(Entries with chart source code)
--- begin ---

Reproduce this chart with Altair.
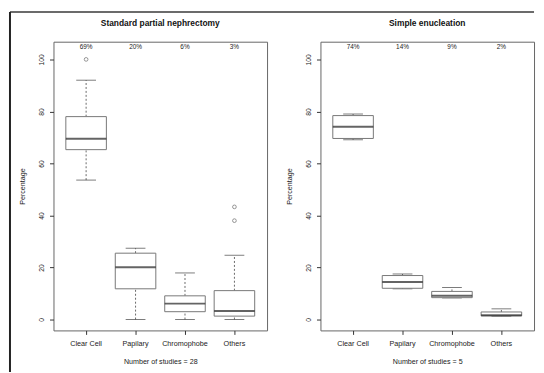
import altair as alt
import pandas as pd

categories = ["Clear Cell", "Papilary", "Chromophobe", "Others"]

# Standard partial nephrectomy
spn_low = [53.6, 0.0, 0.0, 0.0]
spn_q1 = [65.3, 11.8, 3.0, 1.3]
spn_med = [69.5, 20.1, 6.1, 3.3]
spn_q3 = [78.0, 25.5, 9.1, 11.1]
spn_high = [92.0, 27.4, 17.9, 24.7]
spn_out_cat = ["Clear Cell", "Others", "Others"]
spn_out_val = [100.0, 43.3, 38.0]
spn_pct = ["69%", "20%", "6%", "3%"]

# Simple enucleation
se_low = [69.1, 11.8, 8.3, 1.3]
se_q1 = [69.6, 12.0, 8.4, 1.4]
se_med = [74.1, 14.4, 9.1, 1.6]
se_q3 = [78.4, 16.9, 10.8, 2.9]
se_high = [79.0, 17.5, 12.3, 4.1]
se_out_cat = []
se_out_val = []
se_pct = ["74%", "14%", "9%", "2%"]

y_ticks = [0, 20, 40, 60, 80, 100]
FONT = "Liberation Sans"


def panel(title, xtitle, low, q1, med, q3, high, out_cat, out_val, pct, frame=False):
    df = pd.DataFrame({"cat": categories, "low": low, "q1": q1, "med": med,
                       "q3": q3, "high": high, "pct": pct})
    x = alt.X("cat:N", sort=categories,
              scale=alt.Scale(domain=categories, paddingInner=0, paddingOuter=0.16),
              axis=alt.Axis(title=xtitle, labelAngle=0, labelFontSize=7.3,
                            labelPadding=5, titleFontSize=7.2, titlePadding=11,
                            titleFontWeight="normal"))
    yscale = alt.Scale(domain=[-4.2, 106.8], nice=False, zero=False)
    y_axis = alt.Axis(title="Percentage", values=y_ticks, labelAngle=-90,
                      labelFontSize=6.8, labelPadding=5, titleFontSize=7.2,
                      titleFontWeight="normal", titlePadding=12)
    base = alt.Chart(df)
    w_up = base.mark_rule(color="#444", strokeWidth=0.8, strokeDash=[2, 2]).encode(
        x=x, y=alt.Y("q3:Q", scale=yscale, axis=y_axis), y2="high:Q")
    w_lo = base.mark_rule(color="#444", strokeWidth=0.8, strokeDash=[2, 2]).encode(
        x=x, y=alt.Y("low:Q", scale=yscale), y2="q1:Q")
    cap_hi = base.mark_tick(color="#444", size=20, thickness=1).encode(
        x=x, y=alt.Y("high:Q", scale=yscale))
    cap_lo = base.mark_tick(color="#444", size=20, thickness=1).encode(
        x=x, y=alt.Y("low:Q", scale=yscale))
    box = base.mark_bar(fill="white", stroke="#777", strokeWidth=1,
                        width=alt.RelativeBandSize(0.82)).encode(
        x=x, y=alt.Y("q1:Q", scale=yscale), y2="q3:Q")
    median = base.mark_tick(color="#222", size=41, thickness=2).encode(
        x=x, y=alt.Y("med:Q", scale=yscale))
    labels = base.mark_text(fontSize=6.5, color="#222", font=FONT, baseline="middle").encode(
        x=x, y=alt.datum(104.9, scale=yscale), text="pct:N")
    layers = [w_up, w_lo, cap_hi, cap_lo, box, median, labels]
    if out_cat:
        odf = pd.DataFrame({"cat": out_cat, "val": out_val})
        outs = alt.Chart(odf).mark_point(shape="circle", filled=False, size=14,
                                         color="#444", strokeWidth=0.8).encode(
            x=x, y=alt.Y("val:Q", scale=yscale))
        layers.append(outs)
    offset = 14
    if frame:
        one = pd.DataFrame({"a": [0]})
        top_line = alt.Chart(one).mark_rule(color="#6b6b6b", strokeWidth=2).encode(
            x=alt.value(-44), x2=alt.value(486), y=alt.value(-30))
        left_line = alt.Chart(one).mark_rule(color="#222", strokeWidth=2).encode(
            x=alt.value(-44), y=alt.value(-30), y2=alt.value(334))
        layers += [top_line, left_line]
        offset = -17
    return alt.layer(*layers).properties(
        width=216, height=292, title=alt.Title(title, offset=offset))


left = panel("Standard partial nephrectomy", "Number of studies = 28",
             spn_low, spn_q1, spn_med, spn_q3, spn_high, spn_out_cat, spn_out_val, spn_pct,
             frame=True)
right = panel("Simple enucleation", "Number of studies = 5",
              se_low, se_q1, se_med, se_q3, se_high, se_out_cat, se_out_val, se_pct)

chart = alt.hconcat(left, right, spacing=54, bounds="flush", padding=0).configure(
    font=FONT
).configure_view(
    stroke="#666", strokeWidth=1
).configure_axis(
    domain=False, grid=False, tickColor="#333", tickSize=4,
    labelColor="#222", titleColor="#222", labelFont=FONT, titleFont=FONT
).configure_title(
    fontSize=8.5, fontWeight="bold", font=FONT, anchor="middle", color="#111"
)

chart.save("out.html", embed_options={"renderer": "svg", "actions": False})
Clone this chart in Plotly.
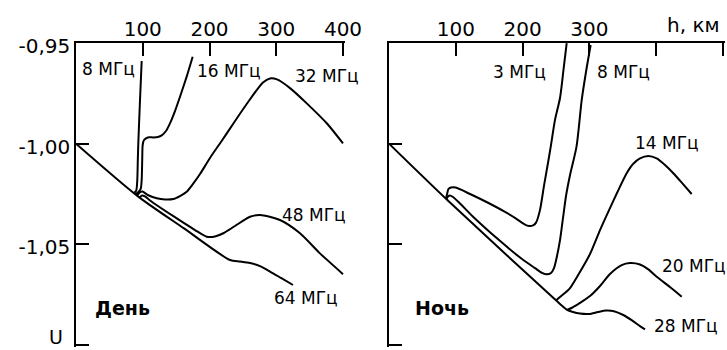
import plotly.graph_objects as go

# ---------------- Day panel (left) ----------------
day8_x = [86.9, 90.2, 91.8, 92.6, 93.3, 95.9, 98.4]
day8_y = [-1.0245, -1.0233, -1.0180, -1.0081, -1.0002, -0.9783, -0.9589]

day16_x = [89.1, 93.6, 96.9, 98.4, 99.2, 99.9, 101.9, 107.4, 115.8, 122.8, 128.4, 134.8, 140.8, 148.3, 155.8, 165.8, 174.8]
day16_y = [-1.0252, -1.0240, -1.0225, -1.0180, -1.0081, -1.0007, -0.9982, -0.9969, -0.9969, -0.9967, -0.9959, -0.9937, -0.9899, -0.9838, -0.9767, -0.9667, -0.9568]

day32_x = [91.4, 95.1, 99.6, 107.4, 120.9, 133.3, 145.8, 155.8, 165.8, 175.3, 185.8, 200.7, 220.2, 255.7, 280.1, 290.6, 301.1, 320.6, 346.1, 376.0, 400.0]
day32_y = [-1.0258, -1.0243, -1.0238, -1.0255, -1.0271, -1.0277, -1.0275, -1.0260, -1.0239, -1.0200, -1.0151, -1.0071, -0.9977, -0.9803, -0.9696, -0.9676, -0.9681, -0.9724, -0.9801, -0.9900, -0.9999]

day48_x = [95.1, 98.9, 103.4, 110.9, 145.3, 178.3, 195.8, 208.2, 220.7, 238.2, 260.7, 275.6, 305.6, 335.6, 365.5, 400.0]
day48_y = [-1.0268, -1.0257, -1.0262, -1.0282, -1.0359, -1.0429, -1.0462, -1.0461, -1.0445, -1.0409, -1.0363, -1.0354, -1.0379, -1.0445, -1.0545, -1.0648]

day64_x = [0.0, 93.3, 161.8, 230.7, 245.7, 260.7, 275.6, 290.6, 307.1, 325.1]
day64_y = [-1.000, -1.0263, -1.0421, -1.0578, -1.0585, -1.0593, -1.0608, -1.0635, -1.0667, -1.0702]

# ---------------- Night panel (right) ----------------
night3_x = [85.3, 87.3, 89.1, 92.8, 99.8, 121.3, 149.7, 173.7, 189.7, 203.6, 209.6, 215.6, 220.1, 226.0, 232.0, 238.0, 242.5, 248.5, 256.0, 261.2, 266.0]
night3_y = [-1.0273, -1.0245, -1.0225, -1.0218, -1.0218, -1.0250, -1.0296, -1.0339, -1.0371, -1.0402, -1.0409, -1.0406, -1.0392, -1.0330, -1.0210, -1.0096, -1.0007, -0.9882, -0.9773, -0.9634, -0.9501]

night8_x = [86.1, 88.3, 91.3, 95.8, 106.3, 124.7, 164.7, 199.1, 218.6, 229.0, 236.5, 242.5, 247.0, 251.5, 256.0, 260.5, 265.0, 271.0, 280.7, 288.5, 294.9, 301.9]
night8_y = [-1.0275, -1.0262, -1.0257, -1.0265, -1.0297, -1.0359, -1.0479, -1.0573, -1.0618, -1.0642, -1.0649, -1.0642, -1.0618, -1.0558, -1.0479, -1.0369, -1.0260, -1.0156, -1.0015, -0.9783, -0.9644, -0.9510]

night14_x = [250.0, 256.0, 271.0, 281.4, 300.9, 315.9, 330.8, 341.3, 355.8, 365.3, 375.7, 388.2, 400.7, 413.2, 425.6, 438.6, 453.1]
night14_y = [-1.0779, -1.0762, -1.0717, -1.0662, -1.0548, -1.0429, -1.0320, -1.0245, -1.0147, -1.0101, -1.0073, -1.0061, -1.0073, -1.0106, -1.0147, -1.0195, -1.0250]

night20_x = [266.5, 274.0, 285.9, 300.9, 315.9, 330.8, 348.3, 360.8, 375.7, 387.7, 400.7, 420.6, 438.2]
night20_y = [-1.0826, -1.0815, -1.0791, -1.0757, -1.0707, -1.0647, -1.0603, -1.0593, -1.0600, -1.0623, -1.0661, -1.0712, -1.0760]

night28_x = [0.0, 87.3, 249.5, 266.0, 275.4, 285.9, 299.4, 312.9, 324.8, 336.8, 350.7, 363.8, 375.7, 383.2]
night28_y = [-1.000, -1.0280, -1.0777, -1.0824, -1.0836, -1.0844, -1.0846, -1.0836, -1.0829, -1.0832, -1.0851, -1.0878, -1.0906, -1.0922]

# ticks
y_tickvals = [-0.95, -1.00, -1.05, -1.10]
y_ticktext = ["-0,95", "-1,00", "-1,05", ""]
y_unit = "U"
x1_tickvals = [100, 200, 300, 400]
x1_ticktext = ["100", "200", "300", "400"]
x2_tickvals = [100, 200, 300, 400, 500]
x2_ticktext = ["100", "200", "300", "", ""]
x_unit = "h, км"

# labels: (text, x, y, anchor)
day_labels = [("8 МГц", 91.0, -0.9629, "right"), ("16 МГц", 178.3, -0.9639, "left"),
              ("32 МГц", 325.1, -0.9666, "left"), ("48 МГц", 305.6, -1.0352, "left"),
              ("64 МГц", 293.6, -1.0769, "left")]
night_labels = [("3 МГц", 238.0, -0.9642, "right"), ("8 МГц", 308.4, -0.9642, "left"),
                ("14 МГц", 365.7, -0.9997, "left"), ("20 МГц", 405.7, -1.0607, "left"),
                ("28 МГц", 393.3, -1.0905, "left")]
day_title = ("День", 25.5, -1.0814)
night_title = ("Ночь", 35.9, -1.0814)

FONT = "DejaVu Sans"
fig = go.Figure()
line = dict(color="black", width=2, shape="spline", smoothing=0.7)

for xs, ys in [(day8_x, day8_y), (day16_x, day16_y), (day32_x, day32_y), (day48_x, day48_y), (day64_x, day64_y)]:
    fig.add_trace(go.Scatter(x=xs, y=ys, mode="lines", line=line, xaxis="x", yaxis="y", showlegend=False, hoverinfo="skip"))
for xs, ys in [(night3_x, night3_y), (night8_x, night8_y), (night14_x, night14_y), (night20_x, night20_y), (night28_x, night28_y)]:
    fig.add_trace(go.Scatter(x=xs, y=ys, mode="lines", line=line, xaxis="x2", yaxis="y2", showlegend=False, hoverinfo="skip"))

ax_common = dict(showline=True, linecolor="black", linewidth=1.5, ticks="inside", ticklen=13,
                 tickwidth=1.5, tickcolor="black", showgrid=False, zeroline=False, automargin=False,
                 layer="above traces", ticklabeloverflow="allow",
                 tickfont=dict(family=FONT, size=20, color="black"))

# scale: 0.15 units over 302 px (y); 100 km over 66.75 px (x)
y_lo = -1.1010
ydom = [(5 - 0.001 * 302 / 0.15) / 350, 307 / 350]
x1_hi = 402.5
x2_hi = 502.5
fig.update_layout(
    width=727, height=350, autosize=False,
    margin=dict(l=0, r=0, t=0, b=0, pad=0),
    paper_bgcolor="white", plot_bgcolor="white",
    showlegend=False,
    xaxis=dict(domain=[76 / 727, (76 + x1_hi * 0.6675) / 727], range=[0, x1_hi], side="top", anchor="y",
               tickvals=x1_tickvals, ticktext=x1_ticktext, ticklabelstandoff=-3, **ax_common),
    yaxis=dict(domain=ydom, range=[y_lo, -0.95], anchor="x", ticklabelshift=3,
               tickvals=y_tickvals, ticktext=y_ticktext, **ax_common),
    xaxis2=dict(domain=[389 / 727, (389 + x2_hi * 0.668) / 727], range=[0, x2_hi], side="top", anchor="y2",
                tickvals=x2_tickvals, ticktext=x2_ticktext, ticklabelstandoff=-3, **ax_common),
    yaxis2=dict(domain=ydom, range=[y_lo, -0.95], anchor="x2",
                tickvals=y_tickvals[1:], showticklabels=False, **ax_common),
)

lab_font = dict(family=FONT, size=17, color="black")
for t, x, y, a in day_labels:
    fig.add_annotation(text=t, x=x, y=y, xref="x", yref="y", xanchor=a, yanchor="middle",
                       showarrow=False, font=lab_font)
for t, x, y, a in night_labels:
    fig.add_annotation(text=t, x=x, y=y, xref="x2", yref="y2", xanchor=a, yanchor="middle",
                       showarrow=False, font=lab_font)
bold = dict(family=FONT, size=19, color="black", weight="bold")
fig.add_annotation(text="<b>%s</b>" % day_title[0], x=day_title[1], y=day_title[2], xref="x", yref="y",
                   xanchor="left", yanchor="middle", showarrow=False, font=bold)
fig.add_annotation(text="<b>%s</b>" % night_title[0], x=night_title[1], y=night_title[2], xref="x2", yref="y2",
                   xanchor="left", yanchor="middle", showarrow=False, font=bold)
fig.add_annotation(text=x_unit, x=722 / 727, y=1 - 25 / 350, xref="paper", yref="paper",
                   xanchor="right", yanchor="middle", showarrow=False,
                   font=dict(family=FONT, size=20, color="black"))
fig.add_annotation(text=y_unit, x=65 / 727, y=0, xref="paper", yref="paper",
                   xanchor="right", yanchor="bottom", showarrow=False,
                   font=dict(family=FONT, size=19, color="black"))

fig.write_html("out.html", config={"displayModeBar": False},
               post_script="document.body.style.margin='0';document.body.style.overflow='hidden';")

--- end ---
--- begin ---

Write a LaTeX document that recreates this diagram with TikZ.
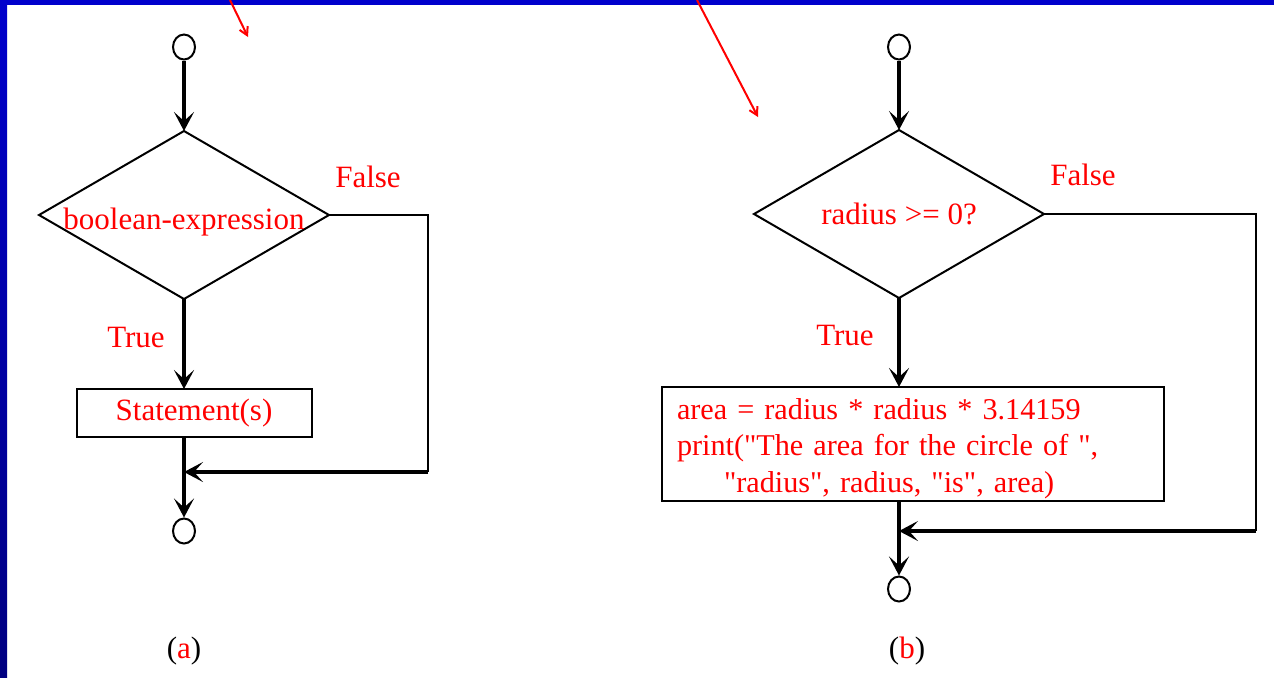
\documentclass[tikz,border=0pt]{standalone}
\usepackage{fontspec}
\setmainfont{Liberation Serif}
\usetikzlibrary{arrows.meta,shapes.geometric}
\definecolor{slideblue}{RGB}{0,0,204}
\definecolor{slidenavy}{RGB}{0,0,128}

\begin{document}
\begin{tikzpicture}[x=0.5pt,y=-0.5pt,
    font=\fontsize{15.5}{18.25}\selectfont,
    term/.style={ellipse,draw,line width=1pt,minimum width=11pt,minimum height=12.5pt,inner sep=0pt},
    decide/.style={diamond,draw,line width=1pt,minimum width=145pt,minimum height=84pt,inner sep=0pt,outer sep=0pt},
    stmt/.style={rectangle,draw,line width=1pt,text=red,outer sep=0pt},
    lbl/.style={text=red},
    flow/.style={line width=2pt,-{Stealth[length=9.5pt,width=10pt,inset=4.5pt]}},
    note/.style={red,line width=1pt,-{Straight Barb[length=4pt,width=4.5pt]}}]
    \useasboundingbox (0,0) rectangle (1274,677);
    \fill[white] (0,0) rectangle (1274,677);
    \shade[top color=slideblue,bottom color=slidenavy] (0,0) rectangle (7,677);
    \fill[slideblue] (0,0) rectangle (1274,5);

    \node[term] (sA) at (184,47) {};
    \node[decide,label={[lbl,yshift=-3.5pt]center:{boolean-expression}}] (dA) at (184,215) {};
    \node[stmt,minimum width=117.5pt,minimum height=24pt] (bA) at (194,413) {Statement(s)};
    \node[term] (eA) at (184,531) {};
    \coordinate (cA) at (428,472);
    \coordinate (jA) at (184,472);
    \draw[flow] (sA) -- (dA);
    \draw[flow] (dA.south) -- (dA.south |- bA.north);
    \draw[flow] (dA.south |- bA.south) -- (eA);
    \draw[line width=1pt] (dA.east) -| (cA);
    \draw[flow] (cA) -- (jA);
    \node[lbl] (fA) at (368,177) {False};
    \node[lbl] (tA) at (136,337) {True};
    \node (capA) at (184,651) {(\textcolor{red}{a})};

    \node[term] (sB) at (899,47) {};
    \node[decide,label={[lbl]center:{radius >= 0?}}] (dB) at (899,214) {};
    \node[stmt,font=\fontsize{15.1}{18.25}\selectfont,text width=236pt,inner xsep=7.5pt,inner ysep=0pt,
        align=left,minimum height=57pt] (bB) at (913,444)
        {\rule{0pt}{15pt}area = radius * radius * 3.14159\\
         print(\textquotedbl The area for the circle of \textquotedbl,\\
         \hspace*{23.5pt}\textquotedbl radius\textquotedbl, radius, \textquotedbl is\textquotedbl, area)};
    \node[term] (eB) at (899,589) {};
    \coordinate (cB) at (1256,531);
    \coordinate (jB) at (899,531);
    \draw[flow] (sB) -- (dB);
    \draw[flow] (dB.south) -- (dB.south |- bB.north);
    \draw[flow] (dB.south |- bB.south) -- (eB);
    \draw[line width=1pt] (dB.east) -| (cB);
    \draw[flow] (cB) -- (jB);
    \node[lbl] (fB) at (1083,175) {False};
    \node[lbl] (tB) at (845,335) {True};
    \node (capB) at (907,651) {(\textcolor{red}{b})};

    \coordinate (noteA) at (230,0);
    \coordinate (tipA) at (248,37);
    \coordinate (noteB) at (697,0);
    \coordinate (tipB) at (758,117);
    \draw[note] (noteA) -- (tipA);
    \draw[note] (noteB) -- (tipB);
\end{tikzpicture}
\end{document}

--- end ---

Request | Nothing but the lines from the one with "Clone this chart in Plotly." through the one with "-1.0002, -0.9783, -0.9589]" should be copied, word for word. Pictures are left out.

The response |
Clone this chart in Plotly.
import plotly.graph_objects as go

# ---------------- Day panel (left) ----------------
day8_x = [86.9, 90.2, 91.8, 92.6, 93.3, 95.9, 98.4]
day8_y = [-1.0245, -1.0233, -1.0180, -1.0081, -1.0002, -0.9783, -0.9589]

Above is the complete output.